Saint-Pierre et Miquelon ne semble pas être au cœur des destinations touristiques abordées entre amis. " J'en entends peu parler, sauf dans le cadre de mon travail parfois. Dans nos cours, je ne pense pas qu'on aborde Saint-Pierre-et-Miquelon malheureusement", explique Carole Blin, instructrice de français à l'Alliance Française d'Halifax, où elle vit depuis cinq ans.
Une promotion touristique en expansion ces dernières années
Localement, la Collectivité Territioriale s'est saisie du sujet de l'attractivité touristique à destination de la Nouvelle-Ecosse depuis 2022 à travers des campagnes de promotion de l'archipel et des participations à de nombreux salons. " En septembre 2024 nous avons mené une campagne publicitaire télévisée en Nouvelle Ecosse en partenariat avec Corus"Entertainment, afin de promouvoir le vol direct entre Halifax et Saint-Pierre", explique Mathieu Delamaire, responsable de la promotion du territoire auprès de la CT.
Des vols directs entre le Canada et l'archipel français proposés par la compagnie Air Saint-Pierre, dont l'aller simple coûte 257 euros pour les billets non remboursables, 301 euros pour être remboursé en cas d'imprévu. Un coût que certains pointent du doigt.

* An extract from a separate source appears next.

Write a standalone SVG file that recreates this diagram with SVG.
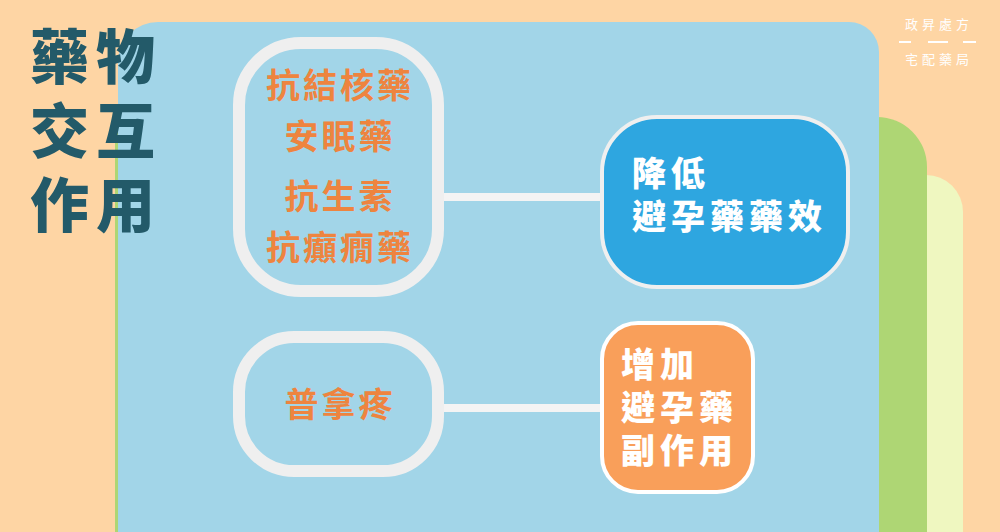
<svg xmlns="http://www.w3.org/2000/svg" width="1000" height="532" viewBox="0 0 1000 532">
<style>
.title{font-family:"Noto Sans CJK TC","Noto Sans CJK SC",sans-serif;font-weight:900;font-size:59px;fill:#235A69;letter-spacing:7px}
.logo{font-family:"Noto Sans CJK TC",sans-serif;font-size:13px;fill:#FFFFFF;letter-spacing:4px}
.lnode{fill:none;stroke:#EFEFEF;stroke-width:12}
.ltext{font-family:"Noto Sans CJK TC",sans-serif;font-weight:700;font-size:34px;fill:#EE843F;text-anchor:middle;letter-spacing:3px}
.rtext{font-family:"Noto Sans CJK TC",sans-serif;font-weight:900;font-size:34px;fill:#FFFFFF;letter-spacing:5px}
.conn{stroke:#F4F4F4;stroke-width:8}
</style>
<rect x="0" y="0" width="1000" height="532" fill="#FED5A4"/>
<path d="M115 532 V175 H926 A37 37 0 0 1 963 212 V532 Z" fill="#EFF7C0"/>
<path d="M115 532 V117 H877 A50 50 0 0 1 927 167 V532 Z" fill="#AED674"/>
<path d="M118 532 V62 A40 40 0 0 1 158 22 H849 A30 30 0 0 1 879 52 V532 Z" fill="#A2D5E8"/>
<g id="title">
<text class="title" x="30" y="79">藥物</text>
<text class="title" x="30" y="153">交互</text>
<text class="title" x="30" y="227">作用</text>
</g>
<g id="logo">
<text class="logo" x="905" y="29">政昇處方</text>
<line x1="899" y1="42" x2="911" y2="42" stroke="#fff" stroke-width="2"/>
<line x1="928" y1="42" x2="948" y2="42" stroke="#fff" stroke-width="2"/>
<line x1="963" y1="42" x2="976" y2="42" stroke="#fff" stroke-width="2"/>
<text class="logo" x="905" y="64">宅配藥局</text>
</g>
<g id="connectors">
<line class="conn" x1="444" y1="197" x2="602" y2="197"/>
<line class="conn" x1="444" y1="408" x2="602" y2="408"/>
</g>
<g id="node-drugs1">
<rect class="lnode" x="239" y="43" width="199" height="248" rx="62"/>
<text class="ltext" x="340" y="98">抗結核藥</text>
<text class="ltext" x="340" y="149">安眠藥</text>
<text class="ltext" x="340" y="209">抗生素</text>
<text class="ltext" x="340" y="260">抗癲癇藥</text>
</g>
<g id="node-drugs2">
<rect class="lnode" x="239" y="337" width="199" height="134" rx="55"/>
<text class="ltext" x="340" y="417">普拿疼</text>
</g>
<g id="node-reduce">
<rect x="602" y="117" width="246" height="170" rx="55" fill="#2EA6E0" stroke="#EFEFEF" stroke-width="4"/>
<text class="rtext" x="632" y="186">降低</text>
<text class="rtext" x="632" y="229">避孕藥藥效</text>
</g>
<g id="node-increase">
<rect x="602" y="323" width="151" height="169" rx="36" fill="#F99F5A" stroke="#FFFFFF" stroke-width="4"/>
<text class="rtext" x="621" y="377">增加</text>
<text class="rtext" x="621" y="420">避孕藥</text>
<text class="rtext" x="621" y="463">副作用</text>
</g>
</svg>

On peut aller dans le sud de la France pour le même prix.
Audreyexpatriée à Halifax
Installée à Halifax depuis vingt-deux ans, Audrey n'a jamais visité l'archipel. Une réalité financière que relate également Lisa : "Pour 500 euros on peut rentrer en métropole, donc le choix est vite fait ". Freins financiers, manque d'informations touristiques ou d'attractivité, tous les Français concernés confirment tout de même éprouver l'envie de fouler ces terres françaises.
D'après Robert-Yves Mazerolles, consul honoraire de France à Halifax, les Français seraient plus de 500 mais ce dernier confie qu'il est " difficile d’avoir des chiffres exacts car tous ne s’inscrivent pas sur les registres.” En trente-cinq ans de vie dans la capitale de la province canadienne de Nouvelle-Ecosse, le consul admet avoir vu plus de publicités à l’époque sur l’archipel que ces dernières décennies.
Alors pour créer des liens plus forts entre les deux régions, des comités de bénévoles de Saint-Pierre et Miquelon et d’Halifax travaillent à la création d'un tout nouveau festival pour promouvoir les cultures celtiques. Un rendez-vous pensé annuellement, organisé à tour de rôle sur Saint-Pierre-et-Miquelon et Halifax. Un projet en construction pour peut-être balayer les dernières appréhensions des touristes hésitants à découvrir ce bout de France au milieu de l'océan Atlantique.